I have observed the “generational shifts” with the labeling of Black Folks in America within my own family and have seen a birth certificate with the term “colored” and a death certificate with the term “negro,” and I have seen a birth certificate with the term “negro” and the death certificate of the same person labeled “black.”  Blackness has the unfortunate reality of being subjected to whatever dominant culture deems acceptable. The people that are/ were “Negros” are American Descendants of Slavery that are identified as #ADOS or #AmericanDOS on twitter. ADOS Negros have been called Russian bots, Trump supporters, agents of Cointelpro and everything under the sun to silence a grassroots political movement started by Yvette Carnell and Antonio Moore to demand lineage based reparations and substantive ADOS specific policy from 2020 Presidential Candidates, The Congressional Black Caucus, and State/ City Officials .

Self identifying has created waves from recognizable “African-American” pundits including Joy Ann Reid, Symone Sanders, Bakari Sellers, Angela Rye, Malcolm Nance, Roland Martin and most recently Mark Thompson of N’COBRA.  None of these individuals has had the journalistic integrity or the personal ethics to research ADOS movement founders or who vocal members in that space are. With little to no evidence they have been allowed platforms on national television and radio to discuss “beliefs.” The critical analysis of 2020 Presidential Candidates has created a backlash as if being informed about the actual policies and track records of the Candidates was to be off limits, particularly “Black” candidates which is irresponsible.

I have no idea what twitter is going to do.  It seems I could have ignored the notice and per the fine print been out of twitter jail in 12 hours on March 18th.  But I protested and now am waiting for a twitter staffer to review my appeal.

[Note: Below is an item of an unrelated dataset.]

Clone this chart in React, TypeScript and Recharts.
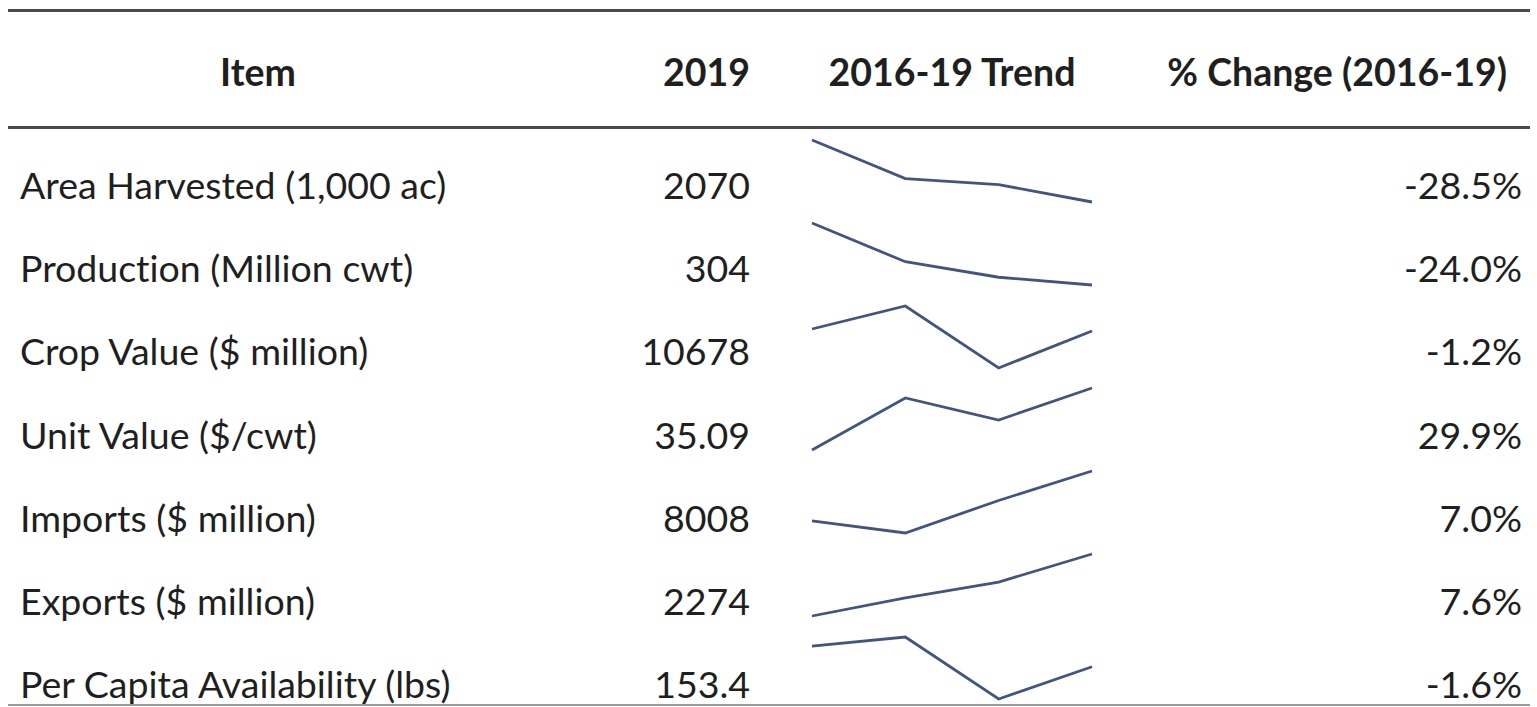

Had I not responded I could have used direct message feature and scrolled the timeline, but now that I have appealed, I am “suspended” pending review of appeal. My last option is to delete the tweet because as we know there is no edit feature on twitter but then in place of the tweet will be a public shaming where in place of the tweet there will be some language to the affect that I violated their “hateful conduct clause.” Colored was what was on water fountains back in the day and now People of Color is a thing.  I am a Negro, African American, Black, POC, ADOS person talking about another… Forgive me for not knowing the politically correct terms that apply to other Black People by dominant culture in 2019.